── Data block ──

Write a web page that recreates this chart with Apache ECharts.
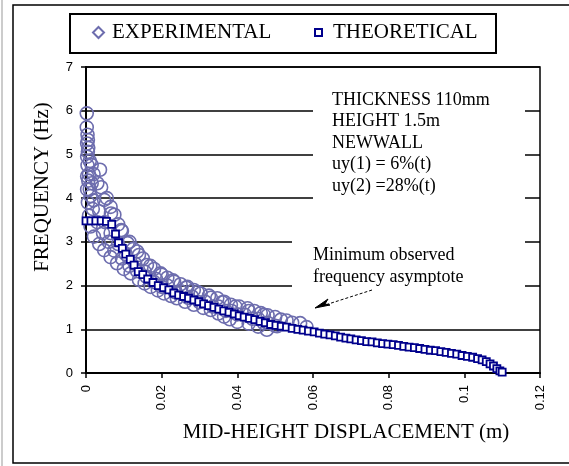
<!DOCTYPE html>
<html>
<head>
<meta charset="utf-8">
<script src="https://cdn.jsdelivr.net/npm/echarts@6/dist/echarts.min.js"></script>
<style>html,body{margin:0;padding:0;background:#fff}#c{width:569px;height:466px}</style>
</head>
<body>
<div id="c"></div>
<script>
// ---- data ----
const xTicks = [0, 0.02, 0.04, 0.06, 0.08, 0.1, 0.12];
const yTicks = [0, 1, 2, 3, 4, 5, 6, 7];

// experimental: overlapping test traces [displacement m, frequency Hz]
const expCycle1 = [
  [0.0002,5.94],[0.0002,5.62],[0.0005,5.33],[0.0005,5.06],[0.0015,4.76],[0.0037,4.65],
  [0.0015,4.34],[0.0030,4.34],[0.0048,3.96],[0.0065,3.80],[0.0066,3.65],[0.0085,3.40],
  [0.0093,3.27],[0.0110,2.97],[0.0125,2.84],[0.0140,2.70],[0.0161,2.47],[0.0180,2.38],
  [0.0197,2.28],[0.0215,2.18],[0.0233,2.09],[0.0250,2.03],[0.0268,1.97],[0.0285,1.90],
  [0.0303,1.82],[0.0325,1.77],[0.0347,1.71],[0.0365,1.63],[0.0383,1.56],[0.0405,1.52],
  [0.0427,1.48],[0.0445,1.42],[0.0462,1.37],[0.0480,1.32],[0.0500,1.28],[0.0530,1.20],
  [0.0566,1.14],[0.0583,1.05]
];
const expCycle2 = [
  [0.0003,5.25],[0.0003,4.95],[0.0008,4.55],[0.0010,4.20],[0.0020,3.95],[0.0035,3.70],
  [0.0050,3.45],[0.0065,3.20],[0.0085,2.95],[0.0105,2.72],[0.0130,2.50],[0.0155,2.32],
  [0.0185,2.15],[0.0215,2.00],[0.0250,1.87],[0.0280,1.75],[0.0315,1.63],[0.0350,1.52],
  [0.0385,1.42],[0.0420,1.33],[0.0455,1.24],[0.0480,1.15],[0.0505,1.07]
];
const expCycle3 = [
  [0.0003,4.50],[0.0003,4.20],[0.0005,3.90],[0.0008,3.60],[0.0012,3.35],[0.0021,3.12],
  [0.0035,2.95],[0.0048,2.81],[0.0065,2.65],[0.0082,2.51],[0.0100,2.38],[0.0118,2.28],
  [0.0140,2.13],[0.0155,2.05],[0.0171,1.97],[0.0190,1.89],[0.0206,1.82],[0.0225,1.76],
  [0.0240,1.71],[0.0262,1.63],[0.0285,1.56],[0.0310,1.49],[0.0330,1.44],[0.0350,1.36],
  [0.0365,1.29],[0.0380,1.23],[0.0400,1.17],[0.0430,1.13],[0.0455,1.06],[0.0478,0.99]
];
const expCycle4 = [
  [0.0004,5.45],[0.0006,5.15],[0.0010,4.85],[0.0020,4.55],[0.0040,4.25],[0.0055,4.00],
  [0.0075,3.62],[0.0095,3.25],[0.0115,3.00],[0.0135,2.78],[0.0150,2.62],[0.0170,2.45],
  [0.0200,2.25],[0.0230,2.12],[0.0265,1.95],[0.0295,1.85],[0.0330,1.72],[0.0360,1.62],
  [0.0395,1.52],[0.0430,1.42],[0.0470,1.33],[0.0515,1.22],[0.0545,1.15]
];
const expCycle5 = [
  [0.0004,4.75],[0.0006,4.40],[0.0012,4.05],[0.0018,3.75],[0.0030,3.45],[0.0045,3.20],
  [0.0060,3.00],[0.0075,2.80],[0.0095,2.62],[0.0115,2.45],[0.0135,2.33],[0.0160,2.20],
  [0.0180,2.08],[0.0200,1.97],[0.0235,1.85],[0.0270,1.72],[0.0300,1.62],[0.0335,1.52],
  [0.0370,1.42],[0.0400,1.34],[0.0440,1.24],[0.0470,1.14],[0.0500,1.08]
];
// theoretical curve markers
const theoretical = [
  [0.0000,3.48],[0.0013,3.48],[0.0026,3.48],[0.0040,3.48],[0.0054,3.47],[0.0068,3.40],
  [0.0078,3.18],[0.0086,2.98],[0.0096,2.85],[0.0105,2.72],[0.0117,2.60],[0.0127,2.47],
  [0.0138,2.32],[0.0150,2.25],[0.0163,2.15],[0.0177,2.07],[0.0191,2.00],[0.0205,1.95],
  [0.0219,1.90],[0.0232,1.83],[0.0245,1.78],[0.0258,1.75],[0.0271,1.71],[0.0285,1.67],
  [0.0298,1.63],[0.0311,1.58],[0.0324,1.54],[0.0338,1.50],[0.0351,1.46],[0.0364,1.42],
  [0.0378,1.39],[0.0392,1.35],[0.0405,1.31],[0.0418,1.28],[0.0432,1.25],[0.0446,1.22],
  [0.0460,1.18],[0.0474,1.15],[0.0488,1.11],[0.0502,1.09],[0.0516,1.07],[0.0530,1.05],
  [0.0545,1.02],[0.0560,1.00],[0.0574,0.98],[0.0588,0.96],[0.0603,0.94],[0.0617,0.91],
  [0.0631,0.89],[0.0645,0.87],[0.0659,0.85],[0.0673,0.82],[0.0687,0.80],[0.0700,0.78],
  [0.0714,0.76],[0.0728,0.74],[0.0742,0.72],[0.0756,0.71],[0.0770,0.69],[0.0784,0.67],
  [0.0798,0.66],[0.0812,0.65],[0.0826,0.63],[0.0840,0.61],[0.0854,0.59],[0.0868,0.58],
  [0.0882,0.56],[0.0896,0.54],[0.0910,0.52],[0.0924,0.51],[0.0938,0.49],[0.0952,0.47],
  [0.0966,0.45],[0.0980,0.43],[0.0994,0.40],[0.1008,0.38],[0.1022,0.36],[0.1035,0.33],
  [0.1047,0.30],[0.1058,0.26],[0.1068,0.21],[0.1077,0.16],[0.1086,0.10],[0.1094,0.05],
  [0.1100,0.02]
];
const noteLines = ['THICKNESS 110mm', 'HEIGHT 1.5m', 'NEWWALL', 'uy(1) = 6%(t)', 'uy(2) =28%(t)'];
const arrowNote = ['Minimum observed', 'frequency asymptote'];

// ---- chart ----
const SERIF = '"Liberation Serif","Times New Roman",serif';
const SANS = '"Liberation Sans",Arial,sans-serif';
const EXP_COLOR = '#6d6dae';
const TH_COLOR = '#00008c';

const chart = echarts.init(document.getElementById('c'), null, {renderer: 'canvas'});

const graphics = [
  // outer frame
  {type:'rect', shape:{x:13, y:5, width:580, height:458}, style:{fill:'none', stroke:'#000', lineWidth:1.5}, z:1},
  {type:'line', shape:{x1:2, y1:0, x2:2, y2:466}, style:{stroke:'#999', lineWidth:1}, z:1},
  // legend frame
  {type:'rect', shape:{x:70, y:14, width:426, height:39}, style:{fill:'none', stroke:'#000', lineWidth:2}, z:1},
  // note boxes (white backgrounds hiding gridlines)
  {type:'rect', shape:{x:313, y:85, width:212, height:120}, style:{fill:'#fff'}, z:5},
  {type:'rect', shape:{x:292, y:232, width:233, height:64}, style:{fill:'#fff'}, z:5},
  // axis titles
  {type:'text', x:346, y:432, z:6, style:{text:'MID-HEIGHT DISPLACEMENT (m)', font:'21px ' + SERIF, fill:'#000', textAlign:'center', textVerticalAlign:'middle'}},
  {type:'text', x:42, y:187, rotation:Math.PI/2, z:6, style:{text:'FREQUENCY (Hz)', font:'21px ' + SERIF, fill:'#000', textAlign:'center', textVerticalAlign:'middle'}},
  // arrow
  {type:'line', shape:{x1:372, y1:290, x2:322, y2:306}, style:{stroke:'#000', lineWidth:1, lineDash:[3,2]}, z:6},
  {type:'polygon', shape:{points:[[315,308],[328,299],[325,304],[330,305]]}, style:{fill:'#000', stroke:'#000', lineWidth:1}, z:6}
];
noteLines.forEach(function (t, i) {
  graphics.push({type:'text', x:332, y:100 + i*21.5, z:6,
    style:{text:t, font:'18px ' + SERIF, fill:'#000', textAlign:'left', textVerticalAlign:'middle'}});
});
arrowNote.forEach(function (t, i) {
  graphics.push({type:'text', x:313, y:255 + i*22, z:6,
    style:{text:t, font:'18px ' + SERIF, fill:'#000', textAlign:'left', textVerticalAlign:'middle'}});
});

const option = {
  backgroundColor: '#fff',
  animation: false,
  grid: {left:86, top:67, width:454, height:306, show:true, borderColor:'#000', borderWidth:1.5, backgroundColor:'transparent'},
  legend: [
    {data:[{name:'EXPERIMENTAL', icon:'diamond'}], left:92, top:22, itemWidth:11, itemHeight:11, padding:0,
     textStyle:{fontFamily:SERIF, fontSize:21, color:'#000', padding:[0,0,0,3]}},
    {data:[{name:'THEORETICAL', icon:'rect'}], left:314, top:22, itemWidth:7, itemHeight:7, padding:0,
     textStyle:{fontFamily:SERIF, fontSize:21, color:'#000', padding:[0,0,0,6]}}
  ],
  xAxis: {
    type:'value', min:xTicks[0], max:xTicks[xTicks.length-1], interval:xTicks[1]-xTicks[0],
    axisLine:{show:true, onZero:false, lineStyle:{color:'#000', width:2}},
    axisTick:{show:true, length:5, lineStyle:{color:'#000', width:1.5}},
    axisLabel:{rotate:90, margin:12, fontFamily:SANS, fontSize:13, color:'#000'},
    splitLine:{show:false}
  },
  yAxis: {
    type:'value', min:yTicks[0], max:yTicks[yTicks.length-1], interval:yTicks[1]-yTicks[0],
    axisLine:{show:true, onZero:false, lineStyle:{color:'#000', width:2}},
    axisTick:{show:true, length:5, lineStyle:{color:'#000', width:1.5}},
    axisLabel:{margin:13, fontFamily:SANS, fontSize:13, color:'#000'},
    splitLine:{show:true, lineStyle:{color:'#000', width:1.5}}
  },
  series: [
    {name:'EXPERIMENTAL', type:'scatter', symbol:'circle', symbolSize:13, z:3,
     data: expCycle1.concat(expCycle2, expCycle3, expCycle4, expCycle5),
     itemStyle:{color:'rgba(255,255,255,0)', borderColor:EXP_COLOR, borderWidth:1.6, opacity:1}},
    {name:'THEORETICAL', type:'scatter', symbol:'rect', symbolSize:7, z:4,
     data: theoretical,
     itemStyle:{color:'#fff', borderColor:TH_COLOR, borderWidth:1.8, opacity:1}}
  ],
  graphic: graphics
};
chart.setOption(option);
</script>
</body>
</html>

───

Repeat the listing above up to and including the line with "const yTicks = [0, 1, 2, 3, 4, 5, 6, 7];", starting from its first line. Drop any pictures.

Write a web page that recreates this chart with Apache ECharts.
<!DOCTYPE html>
<html>
<head>
<meta charset="utf-8">
<script src="https://cdn.jsdelivr.net/npm/echarts@6/dist/echarts.min.js"></script>
<style>html,body{margin:0;padding:0;background:#fff}#c{width:569px;height:466px}</style>
</head>
<body>
<div id="c"></div>
<script>
// ---- data ----
const xTicks = [0, 0.02, 0.04, 0.06, 0.08, 0.1, 0.12];
const yTicks = [0, 1, 2, 3, 4, 5, 6, 7];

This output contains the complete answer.